Veterans Day celebrates those who have served their country and lived to see another day. Veterans are a unique group of people that are organized, punctual and loyal to family, employers, coworkers, and friends. I could go on, but I’m sure you get the point.


I am a Veteran of the U.S. Army. My military service was filled with men telling me that I couldn’t do something because I was a woman. To me, this was a challenge. I accepted the challenge. As a result, I graduated at the top of my AIT class, I was the first female “Opfor” (Opposing Forces) team member in the history of Ft. Riley and I became one of a handful of females that ran their own section in a combat

heavy unit. I was certainly in a very select group of women who held an E-6 slot as an E-4! I think it is safe to say that I loved to be in charge. I loved to test people. Being a soldier gave me to structure to satisfy that need. I was fierce, I was mean, and I was demanding. I was perfect for military service.


It’s interesting that the events that I remember the most are the ones where I rebelled against authority and was rewarded for it. I wanted everyone to know I was in charge. It was something that was understood with the women who served during that time. We had to be better at everything, be more squared away, than the men we served with.


I served with my fellow soldiers in Desert Shield/Desert Storm. At the time, I was leaving behind my sweet little two year old daughter. I was in charge of two pretty young male soldiers in my section that were hesitant to go to war. The long and the short of it, I told them, is that you raised your hand and swore to defend this country. They reluctantly conceded and went to work preparing equipment and supplies to take with us. In the end, my soldiers were an asset to my section and to our unit. They

stepped up in some very harsh conditions. They listened to what they were told by leadership and they followed through with every order I gave them without hesitation. They were good soldiers who knew that I had their backs no matter what. The three of us worked well together and I wish that had not lost track of them after I left the service behind.
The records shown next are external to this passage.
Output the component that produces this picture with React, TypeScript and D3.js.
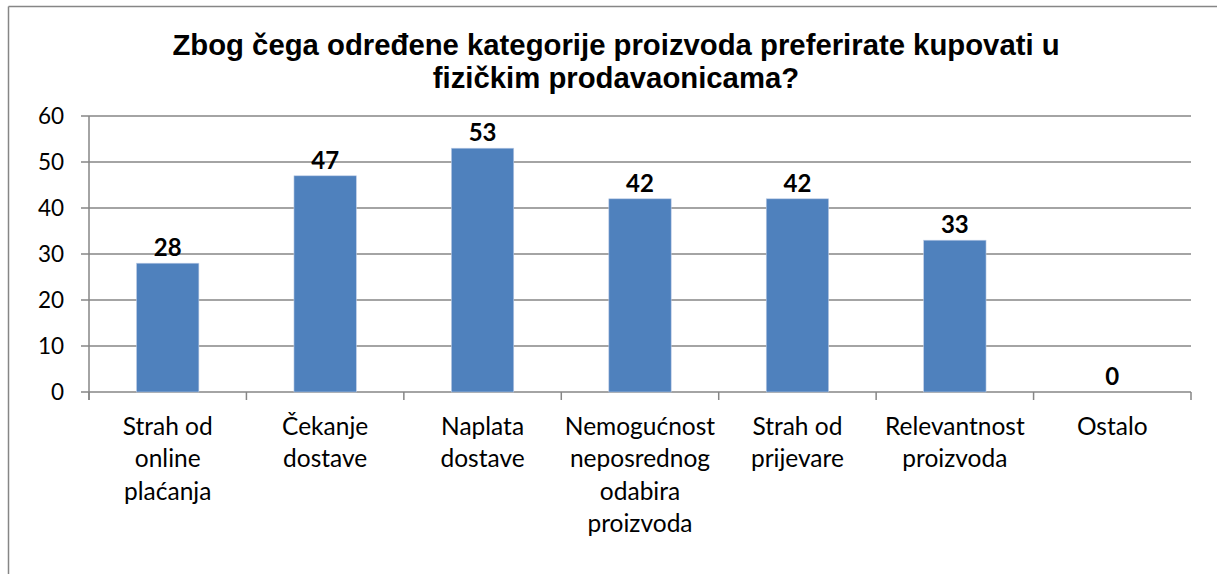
import React from "react";
import * as d3 from "d3";

const categories: string[][] = [
  ["Strah od", "online", "plaćanja"],
  ["Čekanje", "dostave"],
  ["Naplata", "dostave"],
  ["Nemogućnost", "neposrednog", "odabira", "proizvoda"],
  ["Strah od", "prijevare"],
  ["Relevantnost", "proizvoda"],
  ["Ostalo"],
];
const values: number[] = [28, 47, 53, 42, 42, 33, 0];
const yTicks: number[] = [0, 10, 20, 30, 40, 50, 60];
const titleLines: string[] = [
  "Zbog čega određene kategorije proizvoda preferirate kupovati u",
  "fizičkim prodavaonicama?",
];

export default function App() {
  const W = 1217;
  const H = 574;
  const left = 89;
  const right = 1191;
  const top = 116;
  const bottom = 392;
  const grid = "#868686";
  const labelFont = "Lato, 'Open Sans', sans-serif";

  const x = d3
    .scaleBand<number>()
    .domain(values.map((_, i) => i))
    .range([left, right])
    .paddingInner(0.604)
    .paddingOuter(0.302);
  const bandStep = (right - left) / values.length;
  const y = d3.scaleLinear().domain([0, 60]).range([bottom, top]);

  return (
    <svg
      width={W}
      height={H}
      style={{ position: "absolute", left: 0, top: 0, background: "#fff" }}
    >
      <rect x={0} y={0} width={W} height={H} fill="#fff" />
      {/* outer border */}
      <line x1={8.5} y1={6.5} x2={W} y2={6.5} stroke={grid} strokeWidth={1.5} />
      <line x1={8.5} y1={6.5} x2={8.5} y2={H} stroke={grid} strokeWidth={1.5} />

      {/* title */}
      {titleLines.map((t, i) => (
        <text
          key={i}
          x={616}
          y={55 + i * 33}
          textAnchor="middle"
          fontFamily="'Liberation Sans', Arial, sans-serif"
          fontWeight="bold"
          fontSize={29.3}
          fill="#000"
        >
          {t}
        </text>
      ))}

      {/* gridlines + y ticks */}
      {yTicks.map((t) => (
        <g key={t}>
          <line
            x1={81}
            x2={right}
            y1={y(t)}
            y2={y(t)}
            stroke={grid}
            strokeWidth={1.5}
          />
          <text
            x={64}
            y={y(t)}
            dy="0.36em"
            textAnchor="end"
            fontFamily={labelFont}
            fontSize={22.5}
            fill="#000"
          >
            {t}
          </text>
        </g>
      ))}
      {/* y axis */}
      <line x1={left} x2={left} y1={top} y2={bottom + 8} stroke={grid} strokeWidth={1.5} />
      {/* x ticks */}
      {d3.range(values.length + 1).map((i) => (
        <line
          key={i}
          x1={left + i * bandStep}
          x2={left + i * bandStep}
          y1={bottom}
          y2={bottom + 8}
          stroke={grid}
          strokeWidth={1.5}
        />
      ))}

      {/* bars */}
      {values.map((v, i) => (
        <g key={i}>
          {v > 0 && (
            <rect
              x={x(i)}
              y={y(v)}
              width={x.bandwidth()}
              height={bottom - y(v)}
              fill="#4F81BD"
              stroke="#BCCBE5"
              strokeWidth={0.6}
            />
          )}
          <text
            x={(x(i) as number) + x.bandwidth() / 2}
            y={y(v) - 7}
            textAnchor="middle"
            fontFamily={labelFont}
            fontWeight="bold"
            fontSize={24}
            fill="#000"
          >
            {v}
          </text>
        </g>
      ))}

      {/* category labels */}
      {categories.map((lines, i) => (
        <text
          key={i}
          x={(x(i) as number) + x.bandwidth() / 2}
          textAnchor="middle"
          fontFamily={labelFont}
          fontSize={24.5}
          fill="#000"
        >
          {lines.map((l, j) => (
            <tspan key={j} x={(x(i) as number) + x.bandwidth() / 2} y={435 + j * 32.3}>
              {l}
            </tspan>
          ))}
        </text>
      ))}
    </svg>
  );
}
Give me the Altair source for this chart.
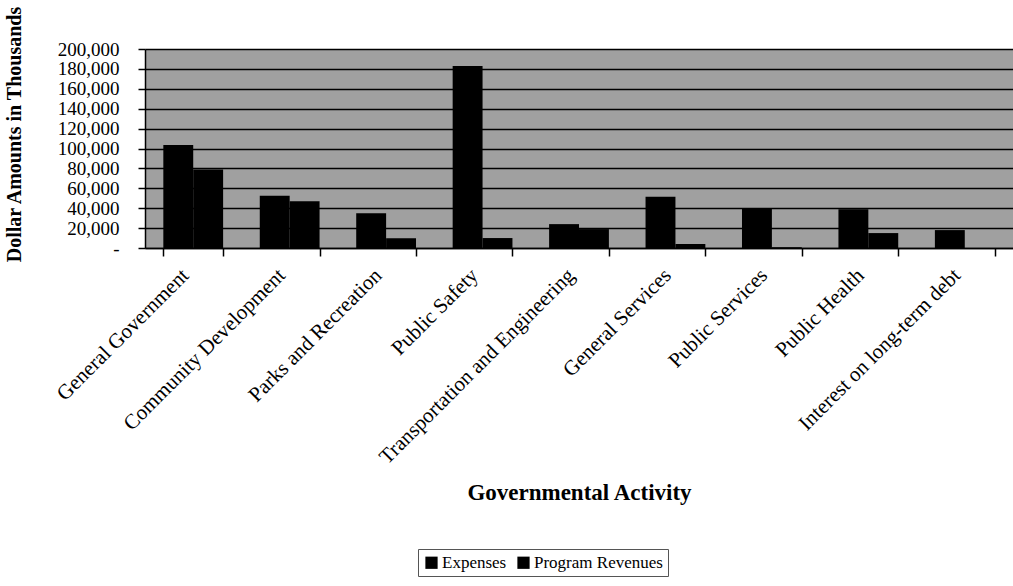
import altair as alt
import pandas as pd

# Governmental activities: expenses vs. program revenues (dollar amounts in thousands)
categories = [
    "General Government",
    "Community Development",
    "Parks and Recreation",
    "Public Safety",
    "Transportation and Engineering",
    "General Services",
    "Public Services",
    "Public Health",
    "Interest on long-term debt",
]
series_names = ["Expenses", "Program Revenues"]
expenses = [103500, 52500, 35000, 183000, 24000, 51500, 40000, 39000, 18000]
program_revenues = [79000, 47000, 9700, 10000, 19000, 4000, 800, 15000, 0]
y_ticks = list(range(0, 200001, 20000))

rows = []
for cat, exp, rev in zip(categories, expenses, program_revenues):
    rows.append({"activity": cat, "series": series_names[0], "amount": exp})
    rows.append({"activity": cat, "series": series_names[1], "amount": rev})
df = pd.DataFrame(rows)

FONT = "Liberation Serif"

chart = (
    alt.Chart(df)
    .mark_bar()
    .encode(
        x=alt.X(
            "activity:N",
            sort=categories,
            scale=alt.Scale(paddingInner=0.38, paddingOuter=0.19),
            axis=alt.Axis(
                title="Governmental Activity",
                labelAngle=315,
                labelAlign="right",
                labelBaseline="middle",
                labelPadding=16,
                labelOffset=-8,
                labelFont=FONT,
                labelFontSize=21,
                labelColor="black",
                labelLimit=400,
                labelOverlap=False,
                tickBand="extent",
                tickSize=8,
                tickColor="black",
                tickWidth=1.5,
                domainColor="black",
                domainWidth=1.5,
                grid=False,
                titleFont=FONT,
                titleFontSize=23,
                titleFontWeight="bold",
                titleColor="black",
                titleBaseline="middle",
                titleY=244,
            ),
        ),
        xOffset=alt.XOffset("series:N", sort=series_names),
        y=alt.Y(
            "amount:Q",
            scale=alt.Scale(domain=[0, 200000], nice=False),
            axis=alt.Axis(
                title="Dollar Amounts in Thousands",
                values=y_ticks,
                labelExpr="datum.value == 0 ? '-' : format(datum.value, ',')",
                labelOverlap=False,
                labelFont=FONT,
                labelFontSize=19,
                labelColor="black",
                labelPadding=19,
                tickSize=7,
                tickColor="black",
                tickWidth=1.5,
                domainColor="black",
                domainWidth=1.5,
                grid=True,
                gridColor="black",
                gridWidth=1.5,
                gridOpacity=1,
                titleFont=FONT,
                titleFontSize=20,
                titleFontWeight="bold",
                titleColor="black",
                titleAngle=270,
                titleAlign="center",
                titleBaseline="middle",
                titleX=-131,
                titleY=85,
            ),
        ),
        color=alt.Color(
            "series:N",
            sort=series_names,
            scale=alt.Scale(domain=series_names, range=["black", "black"]),
            legend=alt.Legend(
                title=None,
                orient="none",
                direction="horizontal",
                legendX=273,
                legendY=500,
                symbolType="square",
                symbolSize=150,
                symbolStrokeWidth=0,
                labelFont=FONT,
                labelFontSize=17,
                labelColor="black",
                labelOffset=2,
                columnPadding=8,
                padding=5,
                strokeColor="#555555",
                fillColor="white",
            ),
        ),
    )
    .properties(
        width=868,
        height=199,
        autosize=alt.AutoSizeParams(type="none"),
        padding={"left": 145, "top": 49, "right": 0, "bottom": 338},
        background="white",
    )
    .configure_view(fill="#a0a0a0", strokeOpacity=0)
)

chart.save("out.html", embed_options={"renderer": "svg", "actions": False})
Being a Veteran is sometimes difficult. It is not an easy thing for some to repeat stories from wartime deployments. For example, my stepson did tours in Iraq and Afghanistan. He was shot at and he was, at times, forced to discharge his weapon. He doesn’t really tell many stories about his time in these places. Likewise, many Veterans who have been deployed to these areas are generally silent about the things

they experienced in these places. I think that is largely due to the memories and emotions that are stirred up.


Many times, Veterans feel out of control with what is going on around them, so they shut out those experiences. I can relate. It is important that we learn from Veterans before there is nothing to tell. Veterans often develop PTSD and other physical and emotional problems that leave them just as

out of control as they felt during their wartime deployments.


I am proud to say that I served. I look back fondly on those days and the memories that eventually come back to me. I am different now. I am not as mean or demanding as I was back then.


The lessons I learned along the way as a soldier have stayed with me. Being a soldier has made me a better person, wife, mom, employee and friend.


Army Strong! Hooah!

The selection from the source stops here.